* OBJECTIVE
Output a single figure: the number of lines in which the word "diagram" appears.

* INPUT MATERIAL
_____

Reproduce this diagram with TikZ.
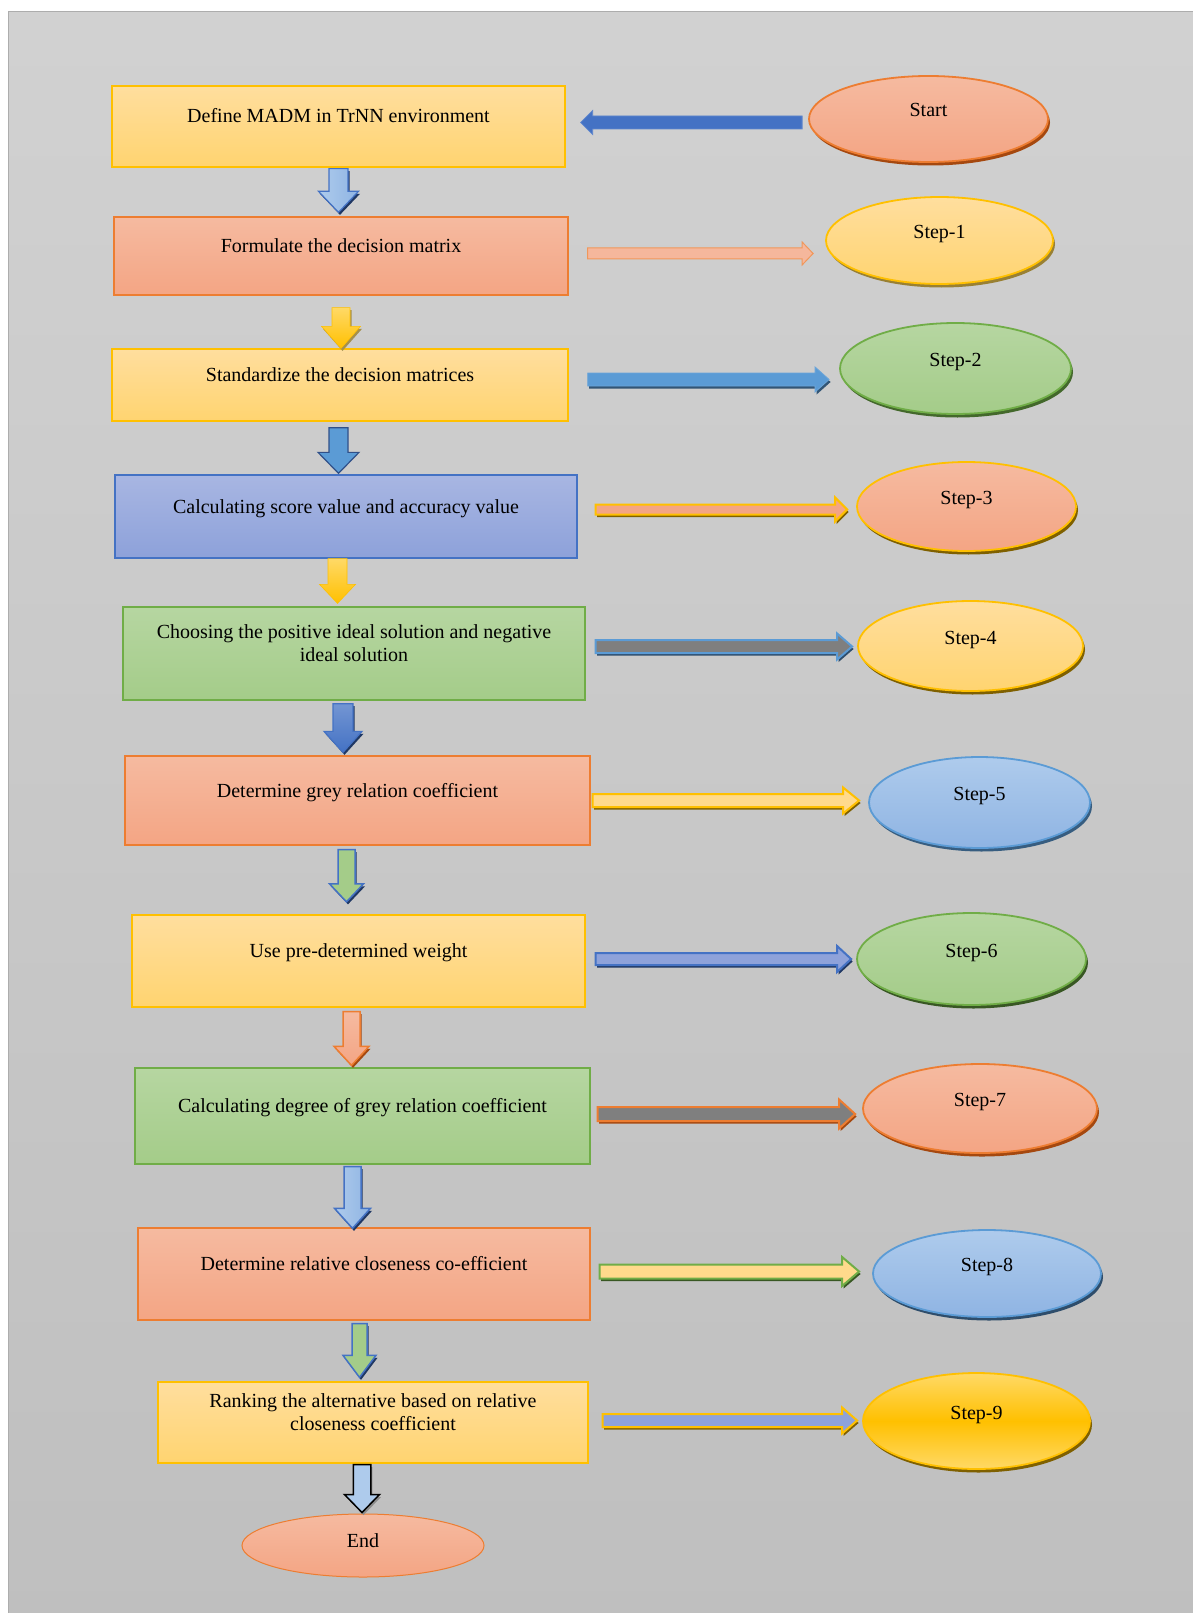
\documentclass[tikz,border=0pt]{standalone}
\usepackage{fontspec}
\setmainfont{Liberation Serif}
\usetikzlibrary{shapes.geometric,shadows,calc}

\definecolor{ylwfill}{HTML}{FFDA8C}
\definecolor{ylwtop}{HTML}{FFDE9E}
\definecolor{ylwbot}{HTML}{FFD470}
\definecolor{ylwline}{HTML}{FFC000}
\definecolor{salmtop}{HTML}{F5BAA0}
\definecolor{salmbot}{HTML}{F4A584}
\definecolor{salmline}{HTML}{ED7D31}
\definecolor{bluetop}{HTML}{A8B6E2}
\definecolor{bluebot}{HTML}{8DA1DA}
\definecolor{blueline}{HTML}{4472C4}
\definecolor{grntop}{HTML}{B6D6A1}
\definecolor{grnbot}{HTML}{A4CC89}
\definecolor{grnline}{HTML}{70AD47}
\definecolor{skytop}{HTML}{AECBEC}
\definecolor{skybot}{HTML}{8FB4E3}
\definecolor{skyline}{HTML}{5B9BD5}
\definecolor{goldtop}{HTML}{FFD966}
\definecolor{goldmid}{HTML}{FFC000}
\definecolor{navy}{HTML}{203864}
\definecolor{olive}{HTML}{7F6000}
\definecolor{rust}{HTML}{A5480F}
\definecolor{peri}{HTML}{8EA2DA}
\definecolor{midgray}{HTML}{7F7F7F}

\tikzset{
  shaft/.store in=\shaftw, head/.store in=\headw, headlen/.store in=\headl,
  shaft=6pt, head=12pt, headlen=14pt,
  rightarr/.style={to path={let \p1=(\tikztostart), \p2=(\tikztotarget) in
    (\x1,\y1+\shaftw) -- (\x2-\headl,\y1+\shaftw) -- (\x2-\headl,\y1+\headw) -- (\x2,\y1)
    -- (\x2-\headl,\y1-\headw) -- (\x2-\headl,\y1-\shaftw) -- (\x1,\y1-\shaftw) -- cycle}},
  leftarr/.style={to path={let \p1=(\tikztostart), \p2=(\tikztotarget) in
    (\x1,\y1+\shaftw) -- (\x2+\headl,\y1+\shaftw) -- (\x2+\headl,\y1+\headw) -- (\x2,\y1)
    -- (\x2+\headl,\y1-\headw) -- (\x2+\headl,\y1-\shaftw) -- (\x1,\y1-\shaftw) -- cycle}},
  downarr/.style={to path={let \p1=(\tikztostart), \p2=(\tikztotarget) in
    (\x1-\shaftw,\y1) -- (\x1-\shaftw,\y2+\headl) -- (\x1-\headw,\y2+\headl) -- (\x1,\y2)
    -- (\x1+\headw,\y2+\headl) -- (\x1+\shaftw,\y2+\headl) -- (\x1+\shaftw,\y1) -- cycle}},
  shade/.style={drop shadow={shadow xshift=1.5pt,shadow yshift=-2.5pt,fill=#1,opacity=1}},
  oval/.style={drop shadow={shadow xshift=2pt,shadow yshift=-3.5pt,fill=#1,opacity=1}},
  box/.style={rectangle, inner sep=0pt, line width=1.3pt, align=center,
    text height=14pt, text depth=21pt},
  ybox/.style={box, draw=ylwline, top color=ylwtop, bottom color=ylwbot},
  sbox/.style={box, draw=salmline, top color=salmtop, bottom color=salmbot},
  bbox/.style={box, draw=blueline, top color=bluetop, bottom color=bluebot},
  gbox/.style={box, draw=grnline, top color=grntop, bottom color=grnbot},
  ell/.style={ellipse, inner sep=0pt, line width=1.8pt, text height=14pt, text depth=18pt},
  yell/.style={ell, draw=ylwline, top color=ylwtop, bottom color=ylwbot},
  sell/.style={ell, top color=salmtop, bottom color=salmbot},
  gell/.style={ell, draw=grnline, top color=grntop, bottom color=grnbot},
  bell/.style={ell, draw=skyline, top color=skytop, bottom color=skybot}
}

\begin{document}
\begin{tikzpicture}[x=1pt, y=-1pt, font=\fontsize{20}{23}\selectfont]
\useasboundingbox (0,0) rectangle (1193,1613);
\fill[white] (0,0) rectangle (1193,1613);
\fill[top color=black!18, bottom color=black!25] (8,12) rectangle (1193,1613);
\draw[black!32, line width=1pt] (8,1613) -- (8,12) -- (1193,12);

\node[ybox, minimum width=453pt, minimum height=81pt] (d1) at (338.5,126.5) {Define MADM in TrNN environment};
\node[sbox, minimum width=454pt, minimum height=78pt] (d2) at (341,256) {Formulate the decision matrix};
\node[ybox, minimum width=456pt, minimum height=72pt] (d3) at (340,385) {Standardize the decision matrices};
\node[bbox, minimum width=462pt, minimum height=83pt] (d4) at (346,516.5) {Calculating score value and accuracy value};
\node[gbox, minimum width=462pt, minimum height=93pt, text height=37pt] (d5) at (354,653.5) {Choosing the positive ideal solution and negative\\ideal solution};
\node[sbox, minimum width=465pt, minimum height=89pt] (d6) at (357.5,800.5) {Determine grey relation coefficient};
\node[ybox, minimum width=453pt, minimum height=92pt] (d7) at (358.5,961) {Use pre-determined weight};
\node[gbox, minimum width=455pt, minimum height=96pt] (d8) at (362.5,1116) {Calculating degree of grey relation coefficient};
\node[sbox, minimum width=452pt, minimum height=92pt] (d9) at (364,1274) {Determine relative closeness co-efficient};
\node[ybox, minimum width=430pt, minimum height=81pt, text height=37pt] (d10) at (373,1422.5) {Ranking the alternative based on relative\\closeness coefficient};

\node[sell, draw=salmline, oval=rust, minimum width=239pt, minimum height=86pt] (st) at (928.5,119) {Start};
\node[yell, oval=olive!80, minimum width=227pt, minimum height=87pt] (s1) at (939.5,240.5) {Step-1};
\node[gell, oval=grnline!60!black, minimum width=231pt, minimum height=91pt] (s2) at (955.5,368.5) {Step-2};
\node[sell, draw=ylwline, oval=olive, minimum width=219pt, minimum height=89pt] (s3) at (966.5,506.5) {Step-3};
\node[yell, oval=olive, minimum width=225pt, minimum height=90pt] (s4) at (970.5,646) {Step-4};
\node[bell, oval=skyline!60!black, minimum width=221pt, minimum height=91pt] (s5) at (979.5,802.5) {Step-5};
\node[gell, oval=grnline!50!black, minimum width=229pt, minimum height=92pt] (s6) at (971.5,959) {Step-6};
\node[sell, draw=salmline, oval=rust, minimum width=234pt, minimum height=89pt] (s7) at (980,1108.5) {Step-7};
\node[bell, oval=skyline!50!black, minimum width=228pt, minimum height=87pt] (s8) at (987,1273.5) {Step-8};
\node[ell, draw=ylwline, top color=goldtop, bottom color=goldtop, middle color=goldmid, oval=olive, minimum width=227pt, minimum height=96pt] (s9) at (976.5,1421) {Step-9};
\node[ell, draw=salmline, line width=1pt, top color=salmtop, bottom color=salmbot, text depth=11pt, minimum width=242pt, minimum height=63pt] (en) at (363,1545.5) {End};

\draw[leftarr, shaft=6.5pt, head=12pt, headlen=12pt, draw=blueline!85!white, fill=blueline, line width=0.8pt] ([xshift=-6pt,yshift=-3.5pt]st.west) to ([xshift=15pt]d1.east);
\draw[rightarr, shaft=5.5pt, head=11.5pt, headlen=11pt, draw=salmline!80!white, fill=salmtop!85!salmbot, line width=1pt] ([xshift=19pt,yshift=2.5pt]d2.east) to ([xshift=-12pt]s1.west);
\draw[rightarr, shaft=6.5pt, head=12.5pt, headlen=14pt, draw=skyline!90!white, fill=skyline, line width=0.8pt, shade=skyline!55!black] ([xshift=19pt,yshift=5.5pt]d3.east) to ([xshift=-10pt]s2.west);
\draw[rightarr, shaft=5pt, head=12pt, headlen=12pt, draw=ylwline, fill=salmbot, line width=2pt, shade=olive] ([xshift=18pt,yshift=7pt]d4.east) to ([xshift=-9pt]s3.west);
\draw[rightarr, shaft=6.5pt, head=13pt, headlen=15pt, draw=skyline, fill=midgray, line width=2pt, shade=skyline!50!black] ([xshift=10pt,yshift=7pt]d5.east) to ([xshift=-5pt]s4.west);
\draw[rightarr, shaft=6.5pt, head=13pt, headlen=16pt, draw=ylwline, fill=ylwfill, line width=2pt, shade=olive] ([xshift=2pt]d6.east) to ([xshift=-9pt]s5.west);
\draw[rightarr, shaft=6pt, head=13pt, headlen=14pt, draw=blueline, fill=peri, line width=2pt, shade=navy] ([xshift=10pt,yshift=2pt]d7.east) to ([xshift=-5pt]s6.west);
\draw[rightarr, shaft=7pt, head=14.5pt, headlen=16pt, draw=salmline, fill=midgray, line width=2pt, shade=rust] ([xshift=7pt,yshift=2pt]d8.east) to ([xshift=-7pt]s7.west);
\draw[rightarr, shaft=7pt, head=14.5pt, headlen=17pt, draw=grnline, fill=ylwfill, line width=2pt, shade=grnline!50!black] ([xshift=9pt,yshift=2.5pt]d9.east) to ([xshift=-13pt]s8.west);
\draw[rightarr, shaft=6.5pt, head=13pt, headlen=15pt, draw=ylwline, fill=peri, line width=2pt, shade=olive] ([xshift=14pt,yshift=2pt]d10.east) to ([xshift=-5pt]s9.west);

\draw[downarr, shaft=9.5pt, head=20pt, headlen=21pt, draw=blueline, left color=skytop, right color=skybot, line width=1.2pt, shade=navy] ([yshift=-1pt]d1.south) to ([yshift=4pt]d2.north);
\draw[downarr, shaft=9pt, head=19.5pt, headlen=22pt, draw=ylwline, top color=goldtop, bottom color=goldmid, line width=0.6pt, shade=olive!70] ([yshift=-12pt]d2.south) to (d3.north);
\draw[downarr, shaft=9.5pt, head=20.5pt, headlen=21pt, draw=blueline!70!black, fill=skyline, line width=1.2pt] ([xshift=-1.5pt,yshift=-6pt]d3.south) to ([yshift=1pt]d4.north);
\draw[downarr, shaft=9.5pt, head=18pt, headlen=19pt, draw=goldmid, top color=goldtop, bottom color=goldmid, line width=0.6pt] ([xshift=-8.5pt]d4.south) to ([yshift=3pt]d5.north);
\draw[downarr, shaft=10pt, head=19pt, headlen=21pt, draw=blueline, top color=blueline!75!white, bottom color=blueline, line width=1.2pt, shade=navy] ([xshift=-11pt,yshift=-3pt]d5.south) to ([yshift=3pt]d6.north);
\draw[downarr, shaft=8.5pt, head=17pt, headlen=18pt, draw=blueline, fill=grnbot, line width=1.5pt, shade=navy] ([xshift=-11pt,yshift=-4pt]d6.south) to ([yshift=12.5pt]d7.north);
\draw[downarr, shaft=8.5pt, head=17.5pt, headlen=19pt, draw=salmline, top color=salmtop, bottom color=salmbot, line width=1.5pt, shade=rust] ([xshift=-7pt,yshift=-4pt]d7.south) to ([yshift=2pt]d8.north);
\draw[downarr, shaft=8.5pt, head=18pt, headlen=20pt, draw=blueline, left color=skytop, right color=skybot, line width=1.5pt, shade=navy] ([xshift=-10pt,yshift=-2pt]d8.south) to ([yshift=-1pt]d9.north);
\draw[downarr, shaft=7.5pt, head=16.5pt, headlen=22pt, draw=blueline, fill=grnbot, line width=1.5pt, shade=navy] ([xshift=-4.5pt,yshift=-3pt]d9.south) to ([yshift=4pt]d10.north);
\draw[downarr, shaft=8.75pt, head=17.5pt, headlen=18pt, draw=black, fill=skytop, line width=1.5pt, shade=black!45] ([xshift=-11pt,yshift=-1pt]d10.south) to ([yshift=1pt]en.north);
\end{tikzpicture}
\end{document}
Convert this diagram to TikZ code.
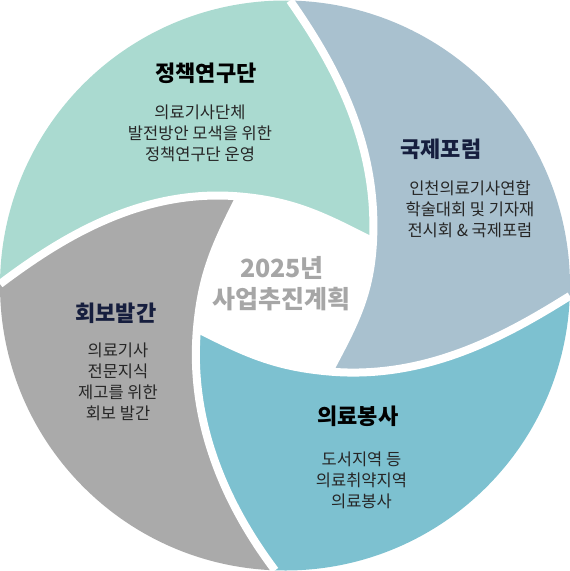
\documentclass[tikz,border=0pt]{standalone}
\usepackage{fontspec}
\setmainfont{Noto Sans CJK KR}
\definecolor{policy}{RGB}{170,218,208}
\definecolor{forum}{RGB}{169,193,207}
\definecolor{service}{RGB}{125,193,208}
\definecolor{bulletin}{RGB}{170,170,170}
\definecolor{navy}{RGB}{22,30,62}
\definecolor{ink}{RGB}{38,38,38}
\definecolor{hub}{RGB}{166,166,166}

\begin{document}
\begin{tikzpicture}[x=1pt,y=1pt,
  seam/.style={white,line width=8pt},
  head/.style={font=\fontsize{22}{26}\selectfont\bfseries,text=black},
  body/.style={font=\fontsize{16.5}{21}\selectfont,text=ink,align=center,inner sep=0pt}]
\useasboundingbox (-285,-285.5) rectangle (285,285.5);
% rim points and inner tips
\coordinate (gl) at (179.7:285);
\coordinate (gt) at (89:285);
\coordinate (gr) at (-2.1:285);
\coordinate (gb) at (-92:285);
\coordinate (tt) at (88,44);
\coordinate (tg) at (-45,89);
\coordinate (tc) at (-88,-43);
\coordinate (tb) at (44,-86);
% policy segment
\fill[policy] (gl) arc[start angle=179.7,end angle=89,radius=285] to[out=-55,in=87,out looseness=0.75] (tt)
  to[out=153,in=-5] (tg) to[out=175,in=37,in looseness=0.75] (gl) -- cycle;
% forum segment
\fill[forum] (gt) arc[start angle=89,end angle=-2.1,radius=285] to[out=-148,in=-5,out looseness=0.75] (tb)
  to[out=62,in=-93] (tt) to[out=87,in=-55,in looseness=0.75] (gt) -- cycle;
% service segment
\fill[service] (gr) arc[start angle=-2.1,end angle=-92,radius=285] to[out=127,in=-95,out looseness=0.75] (tc)
  to[out=-27,in=175] (tb) to[out=-5,in=-148,in looseness=0.75] (gr) -- cycle;
% bulletin segment
\fill[bulletin] (gb) arc[start angle=-92,end angle=-180.3,radius=285] to[out=37,in=175,out looseness=0.75] (tg)
  to[out=-117,in=85] (tc) to[out=-95,in=127,in looseness=0.75] (gb) -- cycle;
% white seams
\draw[seam] (gl) to[out=37,in=175,out looseness=0.75] (tg) to[out=-5,in=153] (tt);
\draw[seam] (gt) to[out=-55,in=87,out looseness=0.75] (tt) to[out=-93,in=62] (tb);
\draw[seam] (gr) to[out=-148,in=-5,out looseness=0.75] (tb) to[out=175,in=-27] (tc);
\draw[seam] (gb) to[out=127,in=-95,out looseness=0.75] (tc) to[out=85,in=-117] (tg);
% labels
\node[head] (policyHead) at (-79,212.5) {정책연구단};
\node[body] (policyBody) at (-85,152.5) {의료기사단체\\발전방안 모색을 위한\\정책연구단 운영};
\node[head,text=navy] (forumHead) at (156,136.5) {국제포럼};
\node[body] (forumBody) at (185,76) {인천의료기사연합\\학술대회 및 기자재\\전시회 \& 국제포럼};
\node[head] (serviceHead) at (73,-130.5) {의료봉사};
\node[body] (serviceBody) at (76.5,-194.5) {도서지역 등\\의료취약지역\\의료봉사};
\node[head,text=navy] (bulletinHead) at (-169,-27.5) {회보발간};
\node[body] (bulletinBody) at (-167,-96) {의료기사\\전문지식\\제고를 위한\\회보 발간};
% centre
\node[font=\fontsize{25}{31}\selectfont\bfseries,text=hub,align=center,inner sep=0pt] (plan) at (-3,2) {2025년\\사업추진계획};
\end{tikzpicture}
\end{document}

_____

* RESULT
2